In case this is too highbrow for Slashdot: Novell is FUCKED.
Tubby or not tubby. Fat is the question
Microsoft kicked it out in server market, then again m$ kicked it out in word processors/ office suites markets (remember wordperfect takeover and finally sale by novell) and it is unable to match even redhat for linux (even after takeover of suse linux).
Milking a public cow ain't going to get you loads of milk, many are in queue or are doing it right now. But doing some value addition will, maybe something like add some ice and water to sell milk shakes to make profits even ice creams is a good idea.
But as far as I can see still their strategy is GNU/ Linux and related technologies, but they have a lot of competition, redhat, IBM, and a little bit of HP and many small time integrators
And compare this with what balmer said once:
"We don't have a monopoly. We have market share. There's a difference. -- Steve Ballmer"
here the actual thing is monopoly and not market share not even technology. Somehow use technology/ market share whatever to build monopoly and get rich.
The best piece of technlogy (any kind of technology) requires support.
Your inuendo is frankly puerile.
IANAL but write like a drunk one.
HTH
To compare Sun with Dell or even HP is ludicrous.
The depth and width of what Sun can offer is not even attempted by Dell, HP makes money from printers from goodnes sakes....
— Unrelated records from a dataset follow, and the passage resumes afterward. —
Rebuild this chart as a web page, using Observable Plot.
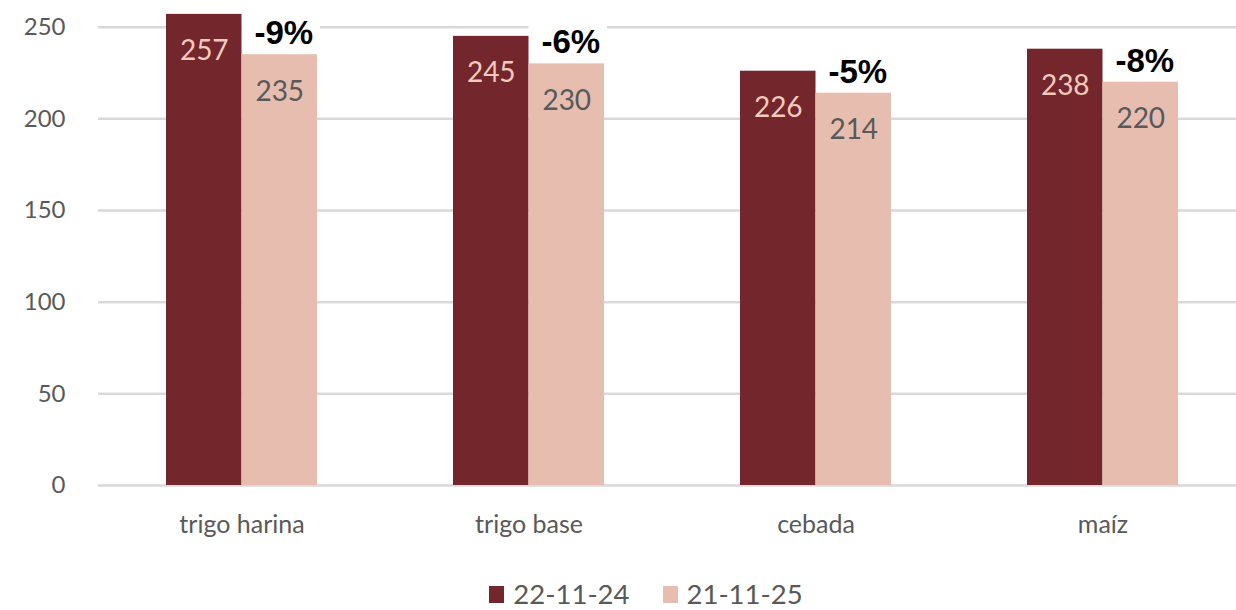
<!DOCTYPE html>
<html>
<head>
<meta charset="utf-8">
<script src="https://cdn.jsdelivr.net/npm/d3@7"></script>
<script src="https://cdn.jsdelivr.net/npm/@observablehq/plot@0.6"></script>
<style>
  html, body { margin: 0; padding: 0; background: #ffffff; overflow: hidden; }
  #chart svg { display: block; }
  #legend { display: flex; justify-content: center; align-items: center; gap: 33px;
    font-family: Lato, "Open Sans", sans-serif; font-size: 27.5px; line-height: 30px; color: #595959;
    height: 30px; margin-top: 13px; padding-left: 56px; }
  #legend .item { display: flex; align-items: center; gap: 9px; }
  #legend .sw { width: 15px; height: 17px; display: inline-block; }
</style>
</head>
<body>
<div id="chart"></div>
<div id="legend"></div>
<script>
const categories = ["trigo harina", "trigo base", "cebada", "maíz"];
const values2024 = [257, 245, 226, 238];
const values2025 = [235, 230, 214, 220];
const changes = ["-9%", "-6%", "-5%", "-8%"];
const seriesNames = ["22-11-24", "21-11-25"];
const seriesColors = ["#73262b", "#e7bdaf"];
const yTicks = [0, 50, 100, 150, 200, 250];

const rows = categories.map((c, i) => ({cat: c, a: values2024[i], b: values2025[i], change: changes[i]}));

const half = 75.5;
const chart = Plot.plot({
  width: 1236,
  height: 566,
  marginLeft: 98,
  marginRight: 0,
  marginTop: 26.7,
  marginBottom: 81,
  style: {fontFamily: "Lato, 'Open Sans', sans-serif", background: "#ffffff"},
  x: {domain: categories, range: [97.5, 1245.5], paddingInner: 0.474, paddingOuter: 0.237, label: null},
  y: {domain: [0, 250], label: null},
  marks: [
    Plot.gridY(yTicks, {stroke: "#d9d9d9", strokeOpacity: 1, strokeWidth: 2.5}),
    Plot.barY(rows, {x: "cat", y1: "b", y2: "b", fill: "#ffffff", insetLeft: half, insetRight: -3, insetTop: -38}),
    Plot.barY(rows, {x: "cat", y: "a", fill: seriesColors[0], insetRight: half}),
    Plot.barY(rows, {x: "cat", y: "b", fill: seriesColors[1], insetLeft: half}),
    Plot.text(rows, {x: "cat", y: "a", text: d => String(d.a), dx: -half / 2, dy: 37, fill: "#f4cabe", fontSize: 28}),
    Plot.text(rows, {x: "cat", y: "b", text: d => String(d.b), dx: half / 2, dy: 37, fill: "#595959", fontSize: 28}),
    Plot.text(rows, {x: "cat", y: "b", text: "change", dx: half / 2 + 4, dy: -21, fill: "#000000",
      fontSize: 33, fontWeight: "bold", fontFamily: "'Liberation Sans', Arial, sans-serif", letterSpacing: "1px"}),
    Plot.axisY(yTicks, {tickSize: 0, tickPadding: 33, fontSize: 24, color: "#595959"}),
    Plot.axisX({tickSize: 0, tickPadding: 30, fontSize: 25, color: "#595959"})
  ]
});
document.getElementById("chart").appendChild(chart);

const legend = document.getElementById("legend");
seriesNames.forEach((name, i) => {
  const item = document.createElement("span");
  item.className = "item";
  const sw = document.createElement("span");
  sw.className = "sw";
  sw.style.background = seriesColors[i];
  const t = document.createElement("span");
  t.textContent = name;
  item.appendChild(sw);
  item.appendChild(t);
  legend.appendChild(item);
});
</script>
</body>
</html>
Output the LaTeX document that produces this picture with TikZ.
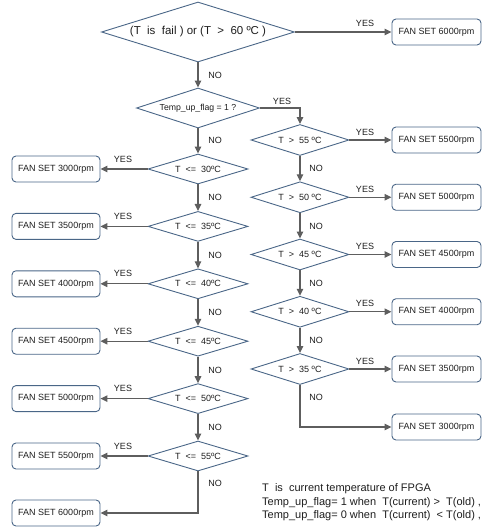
\documentclass[tikz,border=0pt]{standalone}
\usepackage{fontspec}
\setmainfont{Liberation Sans}
\usetikzlibrary{shapes.geometric,arrows.meta}
\definecolor{diacol}{HTML}{4A6687}
\definecolor{arrcol}{HTML}{5E5E5E}
\definecolor{txtcol}{HTML}{1E1E1E}
\begin{document}
\begin{tikzpicture}[x=1pt,y=-1pt,
  every node/.style={text=txtcol},
  dia/.style={diamond, draw=diacol, line width=0.9pt, inner sep=0pt, aspect=3.3,
    font=\fontsize{9}{10}\selectfont, minimum width=100pt, minimum height=30pt},
  fanbox/.style={rectangle, rounded corners=4pt, draw=diacol, line width=0.9pt,
    minimum width=88pt, minimum height=26pt, inner sep=0pt, font=\fontsize{9}{10}\selectfont},
  arr/.style={draw=arrcol, line width=1.2pt, -{Triangle[length=7pt,width=6.5pt]}},
  lbl/.style={font=\fontsize{9}{10}\selectfont, inner sep=0pt}]
\useasboundingbox (0,0) rectangle (500,530);

% top decisions
\node[dia, minimum width=193pt, minimum height=60pt, aspect=3.2, font=\fontsize{11.5}{13}\selectfont] (d0) at (198,32) {(T~ is~ fail ) or (T~ >~ 60 ºC )};
\node[fanbox, minimum width=89pt] (b0) at (436.5,32) {FAN SET 6000rpm};
\node[dia, minimum width=123pt, minimum height=40pt, aspect=3, font=\fontsize{8.7}{10}\selectfont] (d1) at (198,108) {Temp\_up\_flag = 1 ?};

% left column
\node[dia] (l1) at (198,169) {T~ <=~ 30ºC};
\node[dia] (l2) at (198,226.4) {T~ <=~ 35ºC};
\node[dia] (l3) at (198,283.8) {T~ <=~ 40ºC};
\node[dia] (l4) at (198,341.2) {T~ <=~ 45ºC};
\node[dia] (l5) at (198,398.6) {T~ <=~ 50ºC};
\node[dia] (l6) at (198,456) {T~ <=~ 55ºC};
\node[fanbox] (lb1) at (56,169) {FAN SET 3000rpm};
\node[fanbox] (lb2) at (56,226.4) {FAN SET 3500rpm};
\node[fanbox] (lb3) at (56,283.8) {FAN SET 4000rpm};
\node[fanbox] (lb4) at (56,341.2) {FAN SET 4500rpm};
\node[fanbox] (lb5) at (56,398.6) {FAN SET 5000rpm};
\node[fanbox] (lb6) at (56,456) {FAN SET 5500rpm};
\node[fanbox] (lb7) at (56,513) {FAN SET 6000rpm};
\coordinate (lc) at (198,513);

% right column
\node[dia, minimum width=98pt, minimum height=31pt] (r1) at (300,140) {T~ >~ 55 ºC};
\node[dia, minimum width=98pt, minimum height=31pt] (r2) at (300,197.25) {T~ >~ 50 ºC};
\node[dia, minimum width=98pt, minimum height=31pt] (r3) at (300,254.5) {T~ >~ 45 ºC};
\node[dia, minimum width=98pt, minimum height=31pt] (r4) at (300,311.75) {T~ >~ 40 ºC};
\node[dia, minimum width=98pt, minimum height=31pt] (r5) at (300,369) {T~ >~ 35 ºC};
\node[fanbox, minimum width=89pt] (rb1) at (436.5,140) {FAN SET 5500rpm};
\node[fanbox, minimum width=89pt] (rb2) at (436.5,197.25) {FAN SET 5000rpm};
\node[fanbox, minimum width=89pt] (rb3) at (436.5,254.5) {FAN SET 4500rpm};
\node[fanbox, minimum width=89pt] (rb4) at (436.5,311.75) {FAN SET 4000rpm};
\node[fanbox, minimum width=89pt] (rb5) at (436.5,369) {FAN SET 3500rpm};
\node[fanbox, minimum width=89pt] (rb6) at (436.5,427) {FAN SET 3000rpm};
\coordinate (rc) at (300,427);
\coordinate (tc) at (300,108);

% connectors top
\draw[arr] (d0.east) -- (b0.west);
\node[lbl] (y0) at (365,23) {YES};
\draw[arr] (d0.south) -- (d1.north);
\node[lbl] (n0) at (215,75) {NO};
\draw[arr] (d1.east) -- (tc) -- (r1.north);
\node[lbl] (y1) at (282,101) {YES};
\draw[arr] (d1.south) -- (l1.north);
\node[lbl] (n1) at (215,140) {NO};

% left column connectors
\foreach \i in {1,...,6} {
  \draw[arr] (l\i.west) -- (lb\i.east);
}
\foreach \i/\yy in {1/169,2/226.4,3/283.8,4/341.2,5/398.6,6/456} {
  \node[lbl] (ly\i) at (123,\yy-10) {YES};
}
\foreach \i/\j/\yy in {1/2/197.7,2/3/255.1,3/4/312.5,4/5/369.9,5/6/427.3} {
  \draw[arr] (l\i.south) -- (l\j.north);
  \node[lbl] (ln\i) at (215,\yy) {NO};
}
\draw[arr] (l6.south) -- (lc) -- (lb7.east);
\node[lbl] (ln6) at (215,483) {NO};

% right column connectors
\foreach \i in {1,...,5} {
  \draw[arr] (r\i.east) -- (rb\i.west);
}
\foreach \i/\yy in {1/140,2/197.25,3/254.5,4/311.75,5/369} {
  \node[lbl] (ry\i) at (365,\yy-8) {YES};
}
\foreach \i/\j/\yy in {1/2/168.6,2/3/225.9,3/4/283.1,4/5/340.4} {
  \draw[arr] (r\i.south) -- (r\j.north);
  \node[lbl] (rn\i) at (316,\yy) {NO};
}
\draw[arr] (r5.south) -- (rc) -- (rb6.west);
\node[lbl] (rn5) at (316,397) {NO};

% notes
\node[anchor=west, align=left, inner sep=0pt, font=\fontsize{11}{13.5}\selectfont] (note) at (262,502.5)
  {T~ is~ current temperature of FPGA\\
   Temp\_up\_flag= 1 when~ T(current) >~ T(old) ,\\
   Temp\_up\_flag= 0 when~ T(current)~ < T(old) ,};
\end{tikzpicture}
\end{document}
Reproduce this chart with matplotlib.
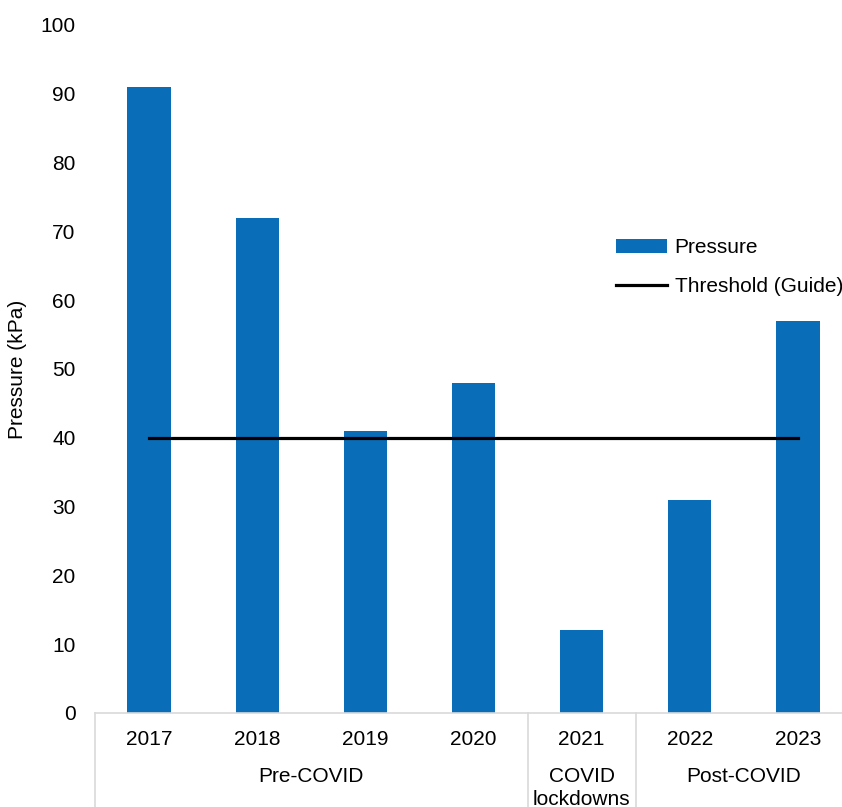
import numpy as np
import matplotlib.pyplot as plt
import matplotlib.transforms as mtransforms

plt.rcParams['font.family'] = ['Liberation Sans', 'DejaVu Sans']

years = ['2017', '2018', '2019', '2020', '2021', '2022', '2023']
pressure = [91, 72, 41, 48, 12, 31, 57]
threshold = [40, 40, 40, 40, 40, 40, 40]
groups = ['Pre-COVID', 'COVID\nlockdowns', 'Post-COVID']
group_sizes = [4, 1, 2]

bar_color = '#0A6DB8'
grid_color = '#D9D9D9'
fs = 15

fig = plt.figure(figsize=(8.42, 8.07), dpi=100)
ax = fig.add_axes([95 / 842, 1 - 713 / 807, (852 - 95) / 842, (713 - 25) / 807])

x = np.arange(len(years))
bars = ax.bar(x, pressure, width=0.4, color=bar_color, label='Pressure', zorder=2)
line, = ax.plot(x, threshold, color='black', lw=2.3, label='Threshold (Guide)', zorder=3)

ax.set_xlim(-0.5, len(years) - 0.5)
ax.set_ylim(0, 100)
ax.set_yticks(range(0, 101, 10))
ax.set_xticks(x)
ax.set_xticklabels(years)
ax.tick_params(axis='y', length=0, pad=14, labelsize=fs)
ax.tick_params(axis='x', length=0, pad=12, labelsize=fs)

for s in ['top', 'right', 'left']:
    ax.spines[s].set_visible(False)
ax.spines['bottom'].set_color(grid_color)
ax.spines['bottom'].set_linewidth(1.2)

ax.set_ylabel('Pressure (kPa)', fontsize=fs, labelpad=10)

# category group labels + separators below the axis
trans = mtransforms.blended_transform_factory(ax.transData, ax.transAxes)
drop = 100 / 688
start = -0.5
edges = [start]
for g, n in zip(groups, group_sizes):
    mid = start + n / 2
    ax.text(mid, -0.079, g, transform=trans, ha='center', va='top',
            fontsize=fs, linespacing=1.25, clip_on=False)
    start += n
    edges.append(start)
for e in edges:
    ax.plot([e, e], [0, -drop], transform=trans, color=grid_color,
            lw=1.2, clip_on=False)

ax.legend([bars, line], ['Pressure', 'Threshold (Guide)'],
          loc='upper left', bbox_to_anchor=(608 / 842, 1 - 230 / 807),
          bbox_transform=fig.transFigure, frameon=False, fontsize=fs,
          handlelength=2.45, handleheight=0.6, labelspacing=0.95,
          handletextpad=0.35, borderaxespad=0)

fig.savefig('out.png', dpi=100)
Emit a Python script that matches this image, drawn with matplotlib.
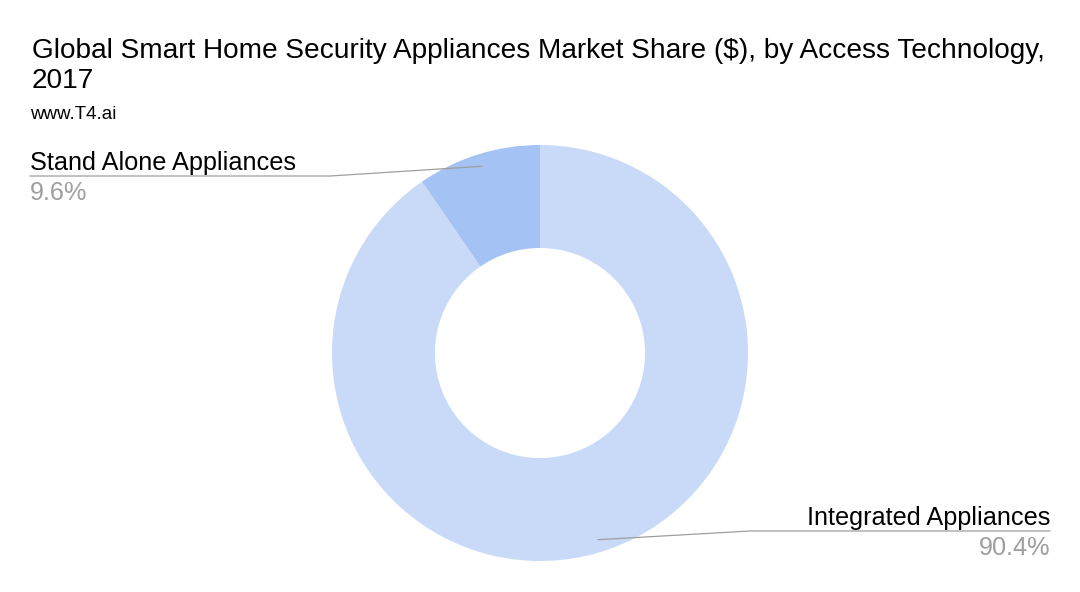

IANAL but write like a drunk one.
Just about any user that depends on a piece of software to run their business will feel the same. Be it a restaurant, doctors office, or a one of those self storage places. They all use vertical market software and probably pay for support.
The problem with main stream software developers is that they depended on increased growth. What happens when everyone that needs a copy of word has one?
Software companies need to move from the idea of sales as profit base to service as a profit base.